We got paid for it too!
The dress selection, the accessory selection and gold jewellery. Gold is an absolute essential. I may be wearing a Victoria style gown for the wedding but that would be complemented by a gold twisted chain that no English lady would have dared sport.


Victorian dress with ruff and a pencil skirt with slit!

I enjoyed weddings most in this period. There were hide and seek games in the lawns, endless games of word builder, dance offs, races and dares. Word Builder games lasted all night with me and my cousin furiously saying words that both begin and end with 'e'. And keeping track of previous words, like you did say ellipse right?, not eclipse?

Ages 19 onward

Obviously took a long break from weddings.

Here is a handy guide for the lost nerd to Tamil weddings.
Warning : This list is girly stuff - warning my uninterested readers.

#1 Plan early

Most probably you might be wearing a saree for either wedding or reception. Please try that damn thing. The blouse won't fit in the last minute, you may not have enough safety pins, your hair may get stuck in the stone work on your blouse (True Story).

#2 Learn to not give a damn

You might have just spent thousands in terms of money or time on this one day look. It doesn't matter because people are going to find thousand faults with it. I find this mostly in the same age group do this. See if there is a genuine concern and mentally take notes. Else dispose of the opinions immediately. A smile is your biggest ornament. Funnily ever since I adopted this approach, I seem to not receive much negativity. And dressing up is something I've found fun contrary to what nerds have been led to believe.

#3 Gold Matters

Statistically, nerds hate gold, myself included. The colour is despicable, the shine is practically imagined and you feel like reminding your mom that it is one of the most non-reactive metals when your mom tries to tell you its atoms are good for you ?! ("Thangam odambula ottuna nallathu"). After wasting loads of time and negotiations, this is the handy guide I have reached.

 - Try to get gold toned clothes so that it doesn't stick out so garishly.
 - Communicate that you do not want to look like a jewellery advertisement.

#4 Photographs

I just adore both taking photos and being photographed during weddings. What more to celebrate than capture these moments for posterity.



#5 Engaging younger cousins

This is a rudimentary skill. I usually off-load these requests to my ever-engaging sister. In the small matters of teaching kids how to play musical chairs (you do not sing and run around it endlessly!), or carrying a kid after my own footsteps, you could be mentally prepared for it.

#6 Enjoy yourself

This is a period of no responsibilities! Except for a smattering of rituals, you can devote yourself to the photographs, talk endlessly with people, Instagram, Facebook and show off generally. Your mom will drishti-sutthify/nazar-utharify when everything is done, enjoy.

#7 Take time to deconstruct your costume

The day would end anti-climatically if you poke yourself with a rusted safety pin. The particular wedding that prompted me to write this culminated with me extracting a safety pin from my hair the next day and imagining headaches.
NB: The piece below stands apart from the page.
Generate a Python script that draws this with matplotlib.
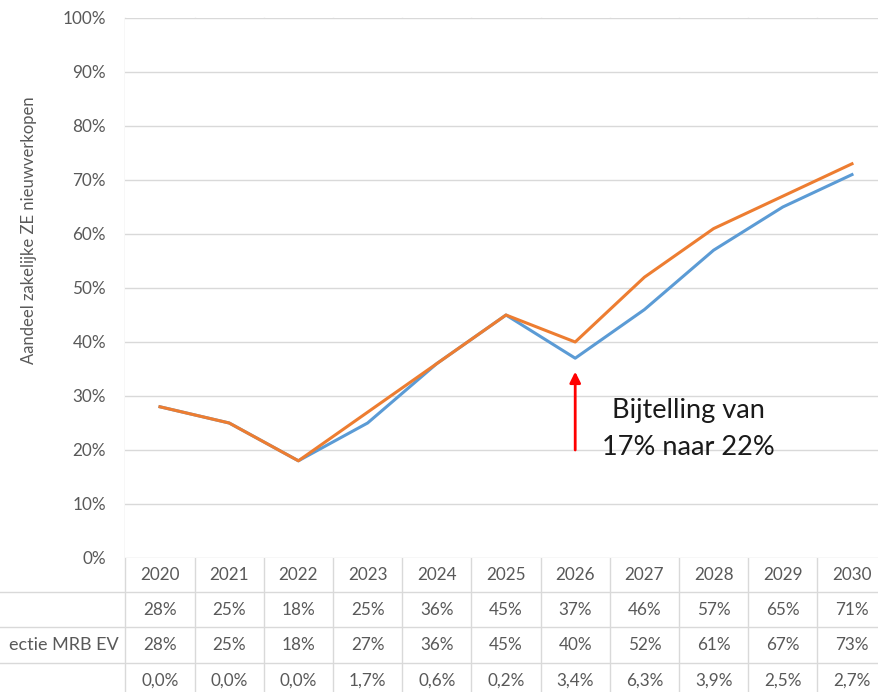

All said and done, weddings have been most enjoyable and fun events that have intrigued me.

P.S To the nerds who realized I used continuous class intervals, take whichever limit you want!
P.P.S Yes, I grew up with Hindu Pillai Tamil weddings, there are vast differences between Tamil Weddings themselves. Just that a convoluted heading like 'My Experience with Hindu Chozhia Vellalar Pillai Tamil Weddings' sounds crazy!